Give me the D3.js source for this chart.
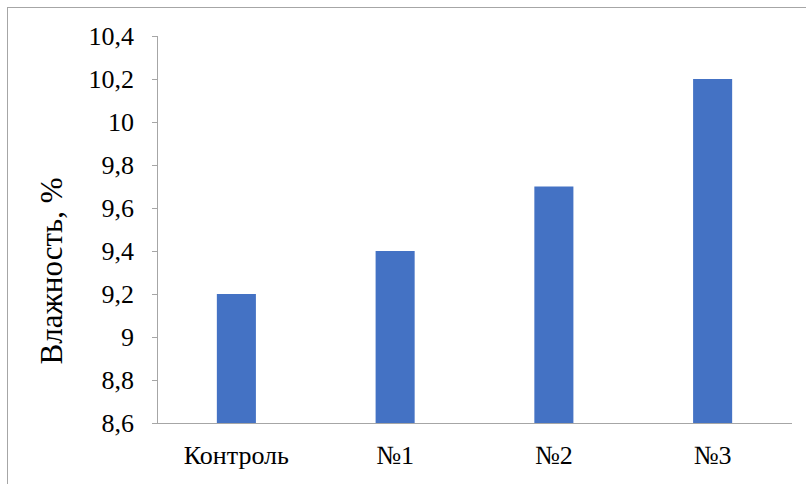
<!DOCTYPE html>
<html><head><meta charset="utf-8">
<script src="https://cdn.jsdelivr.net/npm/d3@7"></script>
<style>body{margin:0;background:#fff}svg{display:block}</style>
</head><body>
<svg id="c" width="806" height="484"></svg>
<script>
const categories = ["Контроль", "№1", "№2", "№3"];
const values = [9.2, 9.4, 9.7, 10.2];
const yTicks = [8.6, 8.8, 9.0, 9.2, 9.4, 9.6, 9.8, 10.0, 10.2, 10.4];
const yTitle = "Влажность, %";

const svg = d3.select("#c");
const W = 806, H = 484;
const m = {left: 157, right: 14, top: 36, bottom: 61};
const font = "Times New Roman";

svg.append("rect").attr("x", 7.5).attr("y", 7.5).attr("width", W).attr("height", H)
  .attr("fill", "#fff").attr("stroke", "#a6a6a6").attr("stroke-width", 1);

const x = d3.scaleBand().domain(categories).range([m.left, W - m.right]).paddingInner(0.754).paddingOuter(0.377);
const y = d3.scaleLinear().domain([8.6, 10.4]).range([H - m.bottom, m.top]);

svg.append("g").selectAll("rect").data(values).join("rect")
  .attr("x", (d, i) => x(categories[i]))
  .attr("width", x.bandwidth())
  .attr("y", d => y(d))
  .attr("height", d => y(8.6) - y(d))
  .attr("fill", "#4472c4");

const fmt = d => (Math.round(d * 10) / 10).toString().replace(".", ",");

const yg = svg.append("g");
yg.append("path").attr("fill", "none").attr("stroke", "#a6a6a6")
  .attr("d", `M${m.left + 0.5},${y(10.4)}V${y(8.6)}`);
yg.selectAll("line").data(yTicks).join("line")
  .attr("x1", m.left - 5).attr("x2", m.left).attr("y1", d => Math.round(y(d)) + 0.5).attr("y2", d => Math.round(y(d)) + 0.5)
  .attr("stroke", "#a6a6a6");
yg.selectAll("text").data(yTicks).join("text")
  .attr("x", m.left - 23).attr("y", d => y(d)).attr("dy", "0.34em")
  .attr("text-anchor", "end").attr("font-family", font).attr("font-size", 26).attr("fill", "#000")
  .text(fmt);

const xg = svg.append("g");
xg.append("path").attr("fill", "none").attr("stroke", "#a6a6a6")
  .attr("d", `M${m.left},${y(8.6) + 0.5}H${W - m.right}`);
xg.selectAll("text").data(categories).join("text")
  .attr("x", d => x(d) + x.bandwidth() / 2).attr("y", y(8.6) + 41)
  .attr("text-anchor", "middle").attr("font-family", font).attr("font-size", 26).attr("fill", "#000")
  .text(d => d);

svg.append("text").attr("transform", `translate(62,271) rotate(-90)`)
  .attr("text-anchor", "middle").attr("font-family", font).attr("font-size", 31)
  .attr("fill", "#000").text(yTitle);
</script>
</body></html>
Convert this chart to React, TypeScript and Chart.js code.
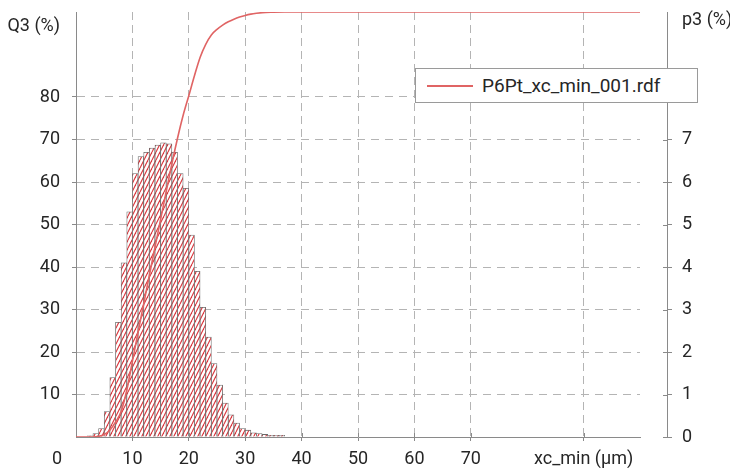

++++

Written instruction.
Go through the preceding material and copy each line that has the word "this".

Written response.
Give me the D3.js source for this chart.
Convert this chart to React, TypeScript and Chart.js code.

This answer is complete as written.